86
Geexor
5y

In Germany, the official API for querying the validity of a tax ID, has opening hours. It can only be queried from 5 am to 11 pm, and a response may take up to multiple minutes.

This is the most German thing I can think of. My assumption is that there's an employee manually checking the ID and then pressing a button depending on the result, which then triggers the response.
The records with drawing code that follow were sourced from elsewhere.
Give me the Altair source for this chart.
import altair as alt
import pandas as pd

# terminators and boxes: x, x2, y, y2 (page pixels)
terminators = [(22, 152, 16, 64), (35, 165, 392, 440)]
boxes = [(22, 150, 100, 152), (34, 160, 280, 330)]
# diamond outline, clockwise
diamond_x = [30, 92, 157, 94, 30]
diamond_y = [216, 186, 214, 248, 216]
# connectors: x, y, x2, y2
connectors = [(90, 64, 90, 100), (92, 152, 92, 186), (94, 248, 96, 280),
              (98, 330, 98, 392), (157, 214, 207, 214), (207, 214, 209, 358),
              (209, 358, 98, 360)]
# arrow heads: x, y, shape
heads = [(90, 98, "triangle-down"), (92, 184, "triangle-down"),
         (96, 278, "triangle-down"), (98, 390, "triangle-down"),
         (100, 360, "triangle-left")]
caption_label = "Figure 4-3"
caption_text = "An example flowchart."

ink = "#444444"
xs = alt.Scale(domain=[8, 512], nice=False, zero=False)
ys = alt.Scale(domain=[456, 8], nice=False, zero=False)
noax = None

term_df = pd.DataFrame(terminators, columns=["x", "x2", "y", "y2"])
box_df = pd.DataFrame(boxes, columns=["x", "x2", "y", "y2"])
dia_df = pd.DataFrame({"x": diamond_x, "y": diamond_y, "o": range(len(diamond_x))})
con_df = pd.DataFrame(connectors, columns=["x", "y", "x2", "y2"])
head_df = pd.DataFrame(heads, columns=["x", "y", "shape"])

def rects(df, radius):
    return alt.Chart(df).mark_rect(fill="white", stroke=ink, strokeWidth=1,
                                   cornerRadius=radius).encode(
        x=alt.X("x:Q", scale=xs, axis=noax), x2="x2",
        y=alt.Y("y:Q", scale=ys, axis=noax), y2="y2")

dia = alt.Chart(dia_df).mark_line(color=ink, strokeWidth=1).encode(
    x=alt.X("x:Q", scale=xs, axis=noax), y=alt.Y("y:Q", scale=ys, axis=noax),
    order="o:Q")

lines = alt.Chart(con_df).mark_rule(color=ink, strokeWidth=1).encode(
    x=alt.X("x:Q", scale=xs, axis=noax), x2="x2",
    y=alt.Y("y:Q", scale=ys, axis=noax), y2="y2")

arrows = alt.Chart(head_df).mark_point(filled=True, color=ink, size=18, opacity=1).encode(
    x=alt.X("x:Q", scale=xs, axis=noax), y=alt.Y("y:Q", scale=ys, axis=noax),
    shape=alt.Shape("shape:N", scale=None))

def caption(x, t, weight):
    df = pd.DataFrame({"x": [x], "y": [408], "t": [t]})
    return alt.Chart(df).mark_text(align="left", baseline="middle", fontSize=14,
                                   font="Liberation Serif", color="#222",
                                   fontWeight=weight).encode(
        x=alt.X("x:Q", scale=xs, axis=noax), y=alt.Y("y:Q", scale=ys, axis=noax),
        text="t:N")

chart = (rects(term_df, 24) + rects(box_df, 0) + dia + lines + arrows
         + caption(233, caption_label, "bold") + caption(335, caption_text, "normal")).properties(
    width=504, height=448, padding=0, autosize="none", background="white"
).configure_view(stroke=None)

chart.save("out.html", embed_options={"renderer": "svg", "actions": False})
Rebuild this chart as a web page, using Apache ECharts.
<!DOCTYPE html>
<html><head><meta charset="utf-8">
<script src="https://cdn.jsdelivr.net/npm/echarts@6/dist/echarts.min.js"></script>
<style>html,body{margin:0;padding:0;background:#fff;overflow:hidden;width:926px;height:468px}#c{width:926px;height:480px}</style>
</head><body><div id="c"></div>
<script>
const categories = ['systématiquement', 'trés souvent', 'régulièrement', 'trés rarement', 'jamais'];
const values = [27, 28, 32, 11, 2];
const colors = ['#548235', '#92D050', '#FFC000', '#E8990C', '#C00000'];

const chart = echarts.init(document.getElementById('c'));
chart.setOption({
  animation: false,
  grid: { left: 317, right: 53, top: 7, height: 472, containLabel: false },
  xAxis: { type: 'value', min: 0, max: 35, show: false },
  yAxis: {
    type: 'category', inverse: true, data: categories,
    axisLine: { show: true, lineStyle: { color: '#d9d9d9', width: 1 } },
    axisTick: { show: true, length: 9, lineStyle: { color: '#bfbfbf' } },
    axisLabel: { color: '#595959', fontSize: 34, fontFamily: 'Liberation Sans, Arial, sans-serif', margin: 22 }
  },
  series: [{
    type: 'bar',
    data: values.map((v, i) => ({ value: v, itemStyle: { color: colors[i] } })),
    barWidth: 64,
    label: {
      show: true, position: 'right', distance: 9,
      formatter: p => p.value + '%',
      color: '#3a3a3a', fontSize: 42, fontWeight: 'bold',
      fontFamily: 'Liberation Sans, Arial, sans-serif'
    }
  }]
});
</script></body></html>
This API is supplied by the Bundeszentralamt für Steuern, which is basically the German version of the IRS: https://evatr.bff-online.de/eVatR/...

Comments
  • 24
    I hear Human Depended APIs are all the rage these days. 😄
  • 4
    Yeah in Switzerland we have opening hours for our air police, but never thought of expanding this to an API. That takes it to a new level! :)
  • 22
    That's not how the internet works!! That's not how any of this works!!!
  • 10
    In find the wording a bit strange, but reasonable:
    - The cannot guarantee service outside the timespan (e.g. they reserve maintenance hours). Not every IT system is built for a 100% uptime.
    - The minute long answer is because they contact external APIs of other European countries and they intentionally do not cache results.
    - "The results make take several minutes" - according to the website, this depends on the internet speed of the person using the API

    Nonetheless, quite funny.
  • 4
    Read through it and my thoughts....

    ... website looks at it is made in the 2000's
    ... why calling a variable camel case and with the dashes USt-IdNr ?!?
    ... had to google XML-RPC
    ... they don't provide any asstistance to their shitty api
    ... and what is cool: they have a pretty good disclaimer, that the are not responsible for anything
  • 3
    That's hilarious.
  • 6
    Welcome to Germany.
    I love my country and the people.
    But.
    About Infrastructure, well don't even try to reform anything here to be better.
    You won't succeed.
  • 1
    @Ranchu We have in Switzerland some IT projects, where government is trying to set up a database, 100 mio blown away nothing is working. So it seems to be usual 💁‍♂️
  • 2
    @blubberfish Have you heard of BER? We win! :D
  • 1
    @Geexor no never, what it is? Tried to search but only getting those 100's from our budgets
  • 0
    @blubberfish Well ,they provide exams code and a description which parameters (of which type) have to be submitted.
    XML-RPC quite old, but is implemented in many languages.
    And they even have example code!
  • 0
    @blubberfish the usual in the centre of Europe?
    Yes sadly
  • 0
    @sbiewald just because it was there in the 90's, doesn't mean to take it to the 20's
  • 0
    @TechNomad seems your pro and contra nato, maybe a bearded man born and raised in western countries...
  • 1
    The longer response time might be okay to prevent brute force checking/abuse.
  • 0
    @Quirinus sure, but there are other ways, aren’t there? Rate limits come to mind... or API tokens with your address assigned so that they can block your token and contact you immediately.
  • 3
    @blubberfish BER is our never ending airport project: https://en.m.wikipedia.org/wiki/...
  • 2
    @Geexor @Quirinus The long response times are because of two factors:
    - The German API calls APIs that may be slow (e.g. if you are verifying an Austrian ID the API will contact the API of Austria). Those results probably cannot cached for league reasons (e.g. if the API returns it is legal "now" it should the return if it is legal "now" and not "an hour ago").
    - They calculate slower internet speed of the client (e.g. your internet speed) into the "API may be slow" statement.
  • 0
    can I call the api on the weekend?
  • 0
    Hi!
    this is weird but I was working on a project that has the same use case. Is the api useful though?
    Were you able to find an alternative?